The dredge was working in Lagos harbor, deepening a channel and reclaiming part of its shoreline. This made our support convenient; the dredge was only a couple of miles away from the office, across the waters of the harbor. On this particular day, as had become routine, Fred was dispatched to the office in a small boat run by a crewman to pick up mail, minor sundries, and the bi-weekly payroll for the dredge crew and replenishment of the dredge’s daily operating funds.

As it had done before, the small boat took Fred up Ikoyi Creek to a place where there was a lane between the houses and beached there. Fred hopped out and walked the two blocks to the company’s office.

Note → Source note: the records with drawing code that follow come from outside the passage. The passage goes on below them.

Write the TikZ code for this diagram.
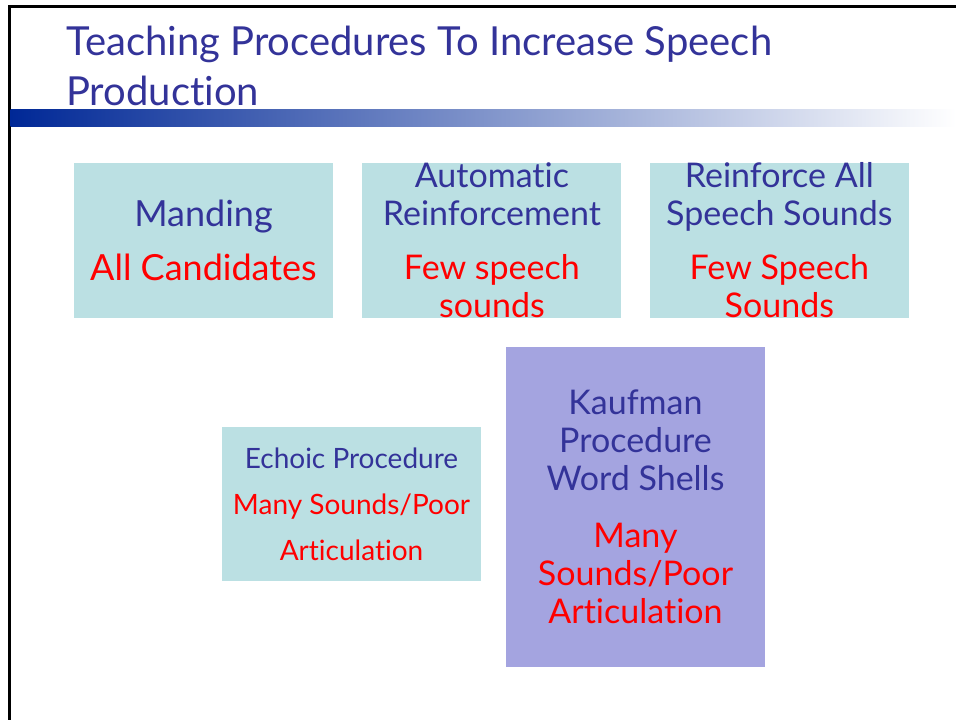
\documentclass[tikz,border=0pt]{standalone}
\usepackage{fontspec}
\setmainfont{Lato}[Ligatures=NoCommon]
\usepackage{xcolor}
\usetikzlibrary{positioning}

\definecolor{slideblue}{RGB}{51,51,153}
\definecolor{boxcyan}{RGB}{187,224,227}
\definecolor{boxlilac}{RGB}{164,164,224}
\definecolor{barblue}{RGB}{0,40,150}
\definecolor{barmid}{RGB}{172,176,212}

\begin{document}
\begin{tikzpicture}[
    x=1pt, y=-1pt,
    node distance=29pt,
    procbox/.style={fill=boxcyan, minimum width=259pt, minimum height=155pt,
                    inner sep=0pt},
    kaufbox/.style={fill=boxlilac, minimum width=259pt, minimum height=320pt,
                    inner sep=0pt},
    proctext/.style={align=center, inner sep=0pt, text=slideblue,
                     font=\fontsize{34}{38}\selectfont},
    redtxt/.style={text=red}
]
\useasboundingbox (0,0) rectangle (956,720);

% slide frame and title bar
\draw[line width=3pt] (9,720) -- (9,6) -- (956,6);
\shade[left color=barblue, middle color=barmid, right color=white]
    (10.5,109) rectangle (956,126);
\node[anchor=base west, align=left, inner sep=0pt, text=slideblue,
      font=\fontsize{40}{50}\selectfont] (title) at (66,105)
    {Teaching Procedures To Increase Speech\\Production};

% top row
\node[procbox] (mand) at (203.5,240.5) {};
\node[procbox, right=of mand] (autom) {};
\node[procbox, right=28pt of autom] (reinf) {};

\node[proctext, font=\fontsize{36}{40}\selectfont] (mand-t) at (mand)
    {Manding\\[14pt]\textcolor{red}{All Candidates}};
\node[proctext] (autom-t) at (autom)
    {Automatic\\Reinforcement\\[16pt]\textcolor{red}{Few speech}\\\textcolor{red}{sounds}};
\node[proctext] (reinf-t) at (reinf)
    {Reinforce All\\Speech Sounds\\[16pt]\textcolor{red}{Few Speech}\\\textcolor{red}{Sounds}};

% bottom row
\node[kaufbox] (kauf) at (635.5,507) {};
\node[procbox, minimum height=154pt] (echo) at (351.5,504) {};

\node[proctext, font=\fontsize{28}{46}\selectfont] (echo-t) at (echo)
    {Echoic Procedure\\\textcolor{red}{Many Sounds/Poor}\\\textcolor{red}{Articulation}};
\node[proctext] (kauf-t) at (kauf)
    {Kaufman\\Procedure\\Word Shells\\[19pt]\textcolor{red}{Many}\\
     \textcolor{red}{Sounds/Poor}\\\textcolor{red}{Articulation}};
\end{tikzpicture}
\end{document}
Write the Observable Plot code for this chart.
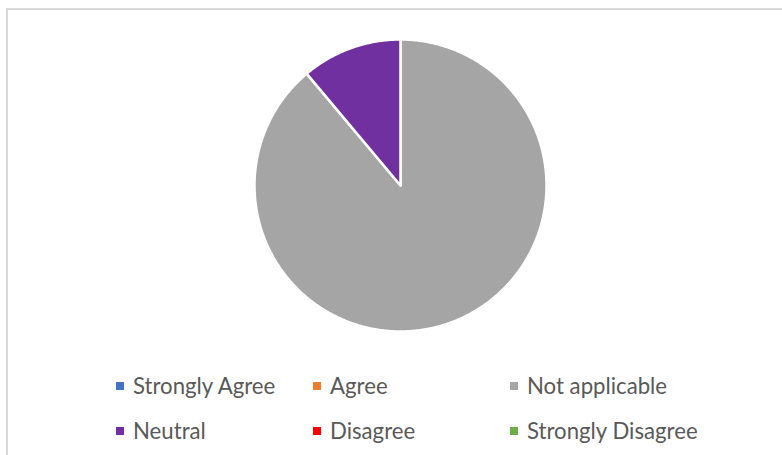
<!DOCTYPE html>
<html>
<head>
<meta charset="utf-8">
<script src="https://cdn.jsdelivr.net/npm/d3@7"></script>
<script src="https://cdn.jsdelivr.net/npm/@observablehq/plot@0.6"></script>
<style>
  html, body { margin: 0; padding: 0; background: #fff; overflow: hidden; width: 782px; height: 455px; }
  #frame { position: absolute; left: 6px; top: 8px; width: 800px; height: 500px; border: 2px solid #d9d9d9; box-sizing: border-box; }
  #chart { position: absolute; left: 0; top: 0; }
  #legend { position: absolute; left: 0; top: 355px; width: 782px; height: 100px;
    display: grid; grid-template-columns: repeat(3, 197px); grid-auto-rows: 45px;
    padding-left: 116px; padding-top: 8px; box-sizing: border-box;
    font-family: Lato, "Open Sans", sans-serif; font-size: 22.2px; color: #595959; }
  .item { display: flex; align-items: center; white-space: nowrap; }
  .sw { width: 8px; height: 8px; margin-right: 9px; flex: none; }
</style>
</head>
<body>
<div id="frame"></div>
<div id="chart"></div>
<div id="legend"></div>
<script>
const categories = ["Strongly Agree", "Agree", "Not applicable", "Neutral", "Disagree", "Strongly Disagree"];
const values = [0, 0, 8, 1, 0, 0];
const colors = ["#4472C4", "#ED7D31", "#A5A5A5", "#7030A0", "#FF0000", "#70AD47"];

const arcs = d3.pie().sort(null).value(d => d)(values);
function slicePolygon(a) {
  const ring = [[0, 0]];
  const n = Math.max(2, Math.ceil((a.endAngle - a.startAngle) / 0.01));
  for (let i = 0; i <= n; i++) {
    const t = a.startAngle + (a.endAngle - a.startAngle) * i / n;
    ring.push([Math.sin(t), -Math.cos(t)]);
  }
  ring.push([0, 0]);
  return ring;
}
const features = arcs.map((a, i) => ({
  type: "Feature",
  properties: {category: categories[i], value: values[i]},
  geometry: {type: "Polygon", coordinates: [slicePolygon(a)]}
})).filter(f => f.properties.value > 0);

const circle = [];
for (let i = 0; i <= 360; i++) {
  const t = i * Math.PI / 180;
  circle.push([Math.sin(t), -Math.cos(t)]);
}
const domain = {type: "Polygon", coordinates: [circle]};

const plot = Plot.plot({
  width: 782,
  height: 355,
  marginLeft: 254,
  marginRight: 236,
  marginTop: 39,
  marginBottom: 24,
  projection: {type: "identity", domain},
  color: {domain: categories, range: colors},
  marks: [
    Plot.geo(features, {fill: d => d.properties.category, stroke: "white", strokeWidth: 2.5, strokeLinejoin: "round"})
  ]
});
document.getElementById("chart").appendChild(plot);

const legend = d3.select("#legend");
categories.forEach((c, i) => {
  const it = legend.append("div").attr("class", "item");
  it.append("div").attr("class", "sw").style("background", plot.scale("color").apply(c));
  it.append("span").text(c);
});
</script>
</body>
</html>
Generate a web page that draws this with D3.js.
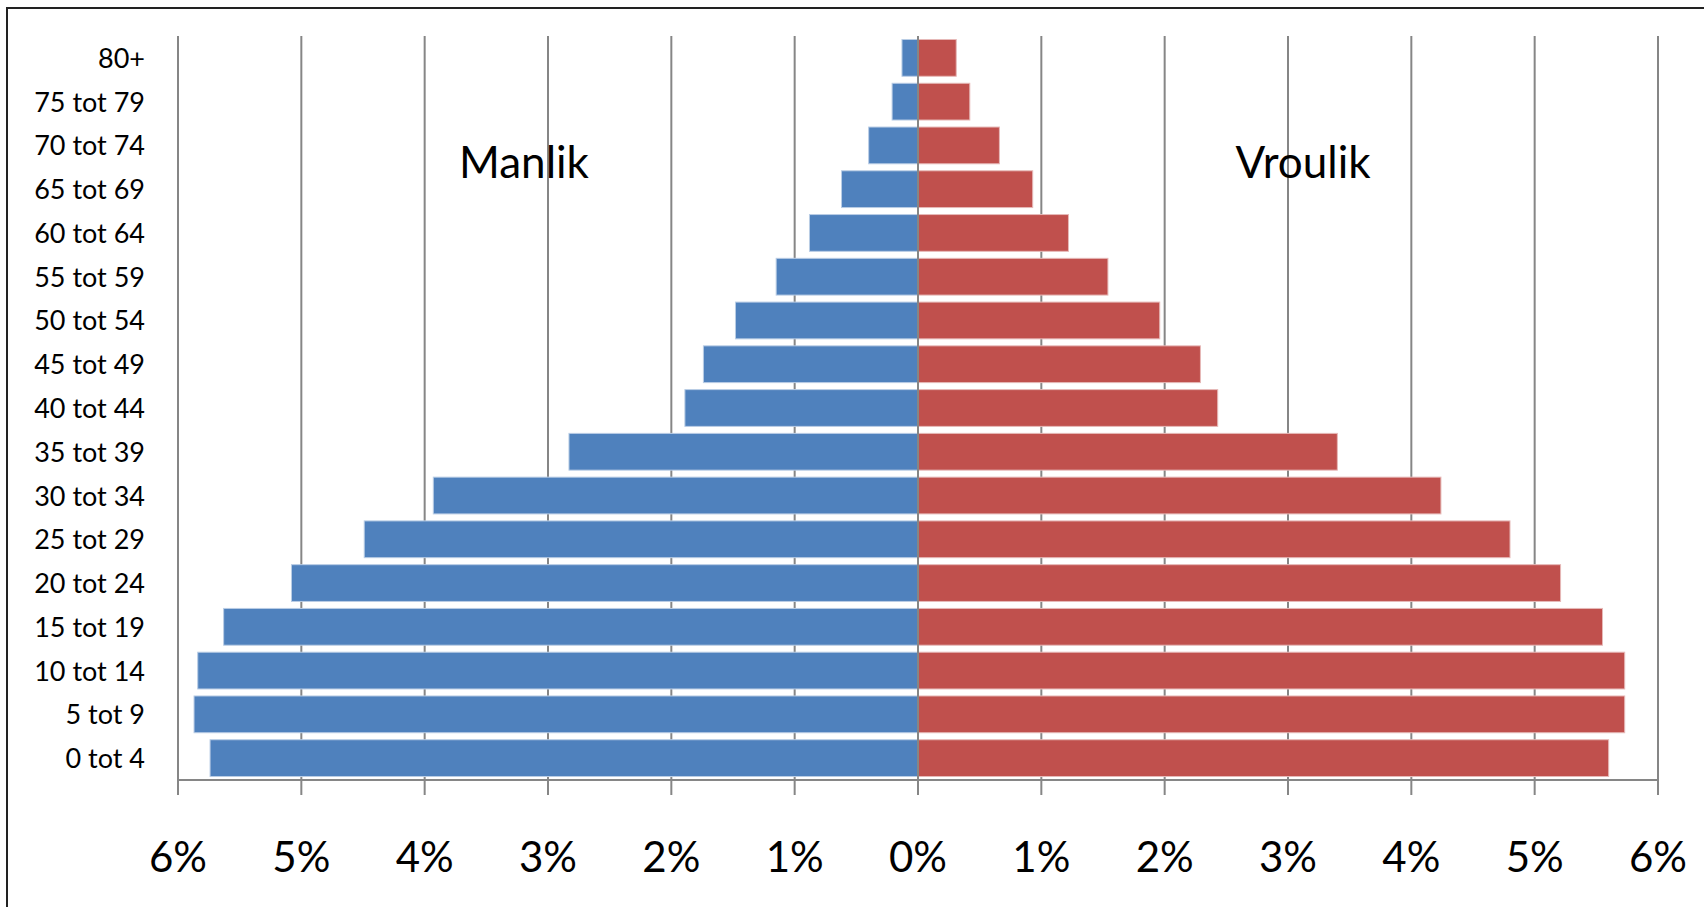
<!DOCTYPE html>
<html>
<head>
<meta charset="utf-8">
<script src="https://cdn.jsdelivr.net/npm/d3@7"></script>
<style>
  body { margin: 0; background: #fff; }
  svg { display: block; font-family: Lato, "Open Sans", sans-serif; }
</style>
</head>
<body>
<svg width="1704" height="907"></svg>
<script>
// age groups, top to bottom
var ageGroups = ["80+", "75 tot 79", "70 tot 74", "65 tot 69", "60 tot 64", "55 tot 59",
  "50 tot 54", "45 tot 49", "40 tot 44", "35 tot 39", "30 tot 34", "25 tot 29",
  "20 tot 24", "15 tot 19", "10 tot 14", "5 tot 9", "0 tot 4"];

// percent of population
var manlik = [0.13, 0.21, 0.40, 0.62, 0.88, 1.15, 1.48, 1.74, 1.89, 2.83, 3.93, 4.49,
  5.08, 5.63, 5.84, 5.87, 5.74];
var vroulik = [0.31, 0.42, 0.66, 0.93, 1.22, 1.54, 1.96, 2.29, 2.43, 3.40, 4.24, 4.80,
  5.21, 5.55, 5.73, 5.73, 5.60];

var tickValues = [-6, -5, -4, -3, -2, -1, 0, 1, 2, 3, 4, 5, 6];

var svg = d3.select("svg");

var plotLeft = 178, plotRight = 1658, plotTop = 36, plotBottom = 780;

var x = d3.scaleLinear().domain([-6, 6]).range([plotLeft, plotRight]);
var y = d3.scaleBand().domain(ageGroups).range([plotTop, plotBottom]).paddingInner(0.16).paddingOuter(0.08);

// outer frame
svg.append("rect")
  .attr("x", 7).attr("y", 8)
  .attr("width", 1760).attr("height", 960)
  .attr("fill", "none")
  .attr("stroke", "#222")
  .attr("stroke-width", 2);

// vertical gridlines (also the ticks below the axis)
svg.append("g")
  .selectAll("line")
  .data(tickValues.filter(function (d) { return d !== 0; }))
  .enter().append("line")
  .attr("x1", function (d) { return x(d); })
  .attr("x2", function (d) { return x(d); })
  .attr("y1", plotTop)
  .attr("y2", plotBottom + 15)
  .attr("stroke", "#868686")
  .attr("stroke-width", 2);

// bars
var bars = svg.append("g");
bars.selectAll("rect.m")
  .data(manlik)
  .enter().append("rect")
  .attr("class", "m")
  .attr("x", function (d) { return x(-d); })
  .attr("y", function (d, i) { return y(ageGroups[i]); })
  .attr("width", function (d) { return x(0) - x(-d); })
  .attr("height", y.bandwidth())
  .attr("fill", "#4f81bd")
  .attr("stroke", "#b9cde5")
  .attr("stroke-width", 1);

bars.selectAll("rect.v")
  .data(vroulik)
  .enter().append("rect")
  .attr("class", "v")
  .attr("x", x(0))
  .attr("y", function (d, i) { return y(ageGroups[i]); })
  .attr("width", function (d) { return x(d) - x(0); })
  .attr("height", y.bandwidth())
  .attr("fill", "#c0504d")
  .attr("stroke", "#e6b9b8")
  .attr("stroke-width", 1);

// axis lines: bottom and the 0% line on top of bars
svg.append("line")
  .attr("x1", plotLeft).attr("x2", plotRight)
  .attr("y1", plotBottom).attr("y2", plotBottom)
  .attr("stroke", "#868686").attr("stroke-width", 2);
svg.append("line")
  .attr("x1", x(0)).attr("x2", x(0))
  .attr("y1", plotTop).attr("y2", plotBottom + 15)
  .attr("stroke", "#868686").attr("stroke-width", 2);

// category labels
svg.append("g")
  .selectAll("text")
  .data(ageGroups)
  .enter().append("text")
  .attr("x", 145)
  .attr("y", function (d) { return y(d) + y.bandwidth() / 2; })
  .attr("dy", "0.37em")
  .attr("text-anchor", "end")
  .attr("font-size", 27)
  .attr("fill", "#000")
  .text(function (d) { return d; });

// x tick labels
svg.append("g")
  .selectAll("text")
  .data(tickValues)
  .enter().append("text")
  .attr("x", function (d) { return x(d); })
  .attr("y", 872)
  .attr("text-anchor", "middle")
  .attr("font-size", 42)
  .attr("fill", "#000")
  .text(function (d) { return Math.abs(d) + "%"; });

// series labels
svg.append("text")
  .attr("x", 524).attr("y", 178)
  .attr("text-anchor", "middle")
  .attr("font-size", 44)
  .text("Manlik");
svg.append("text")
  .attr("x", 1303).attr("y", 178)
  .attr("text-anchor", "middle")
  .attr("font-size", 44)
  .text("Vroulik");
</script>
</body>
</html>
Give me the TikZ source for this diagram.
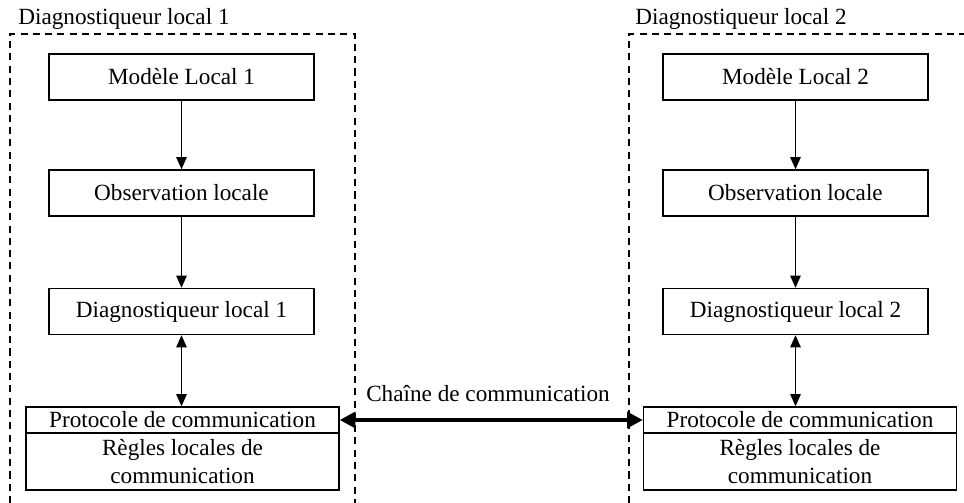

There the Nigerian office manager handed Fred a cardboard box of sundries and a satchel containing a little over 9,000 Nigerian Naira, about 14,000 U.S. Dollars, in cash. Fred returned to the boat, and the boat recrossed the harbor to the dredge. As the boat came alongside, the swells and chop of the harbor made boarding the dredge tricky, especially for Fred, who said he could not swim.

As the boat lifted and swayed, Fred, with one platform-shod foot on the boarding ladder, the other on the boat’s gunnel, and the satchel in one hand, fell in. In the thrashing around of being rescued, he let go of the satchel. It sank like a rock, in fact, sank much more like a rock than some of the crew, especially the captain, thought it ought to have.

Fred got very little sympathy for his mishap. The captain, who had witnessed the event, and the other Americans immediately suspected that the satchel had contained only rocks and that Fred had made a little switch between the office and the boat. The Nigerians did not venture opinions. The possibility of sending a diver down to find the satchel was longingly considered, but the dredge had no diving equipment, and the water of the harbor there was deep and murky. Nothing could be done. The payroll was replaced, the mail was lost, and Fred, who had never been a particularly valued employee, soon—but not immediately—was let go.

I wish I could resolve the doubt that remains. I can’t. But it is suggestive that two years later Fred Dudu showed up at the company’s Houston office looking for a job. A windfall of some kind, perhaps an inheritance from a rich uncle, had come to him and enabled him to come to the U.S., every working Nigerian’s dream. His application was not regarded favorably.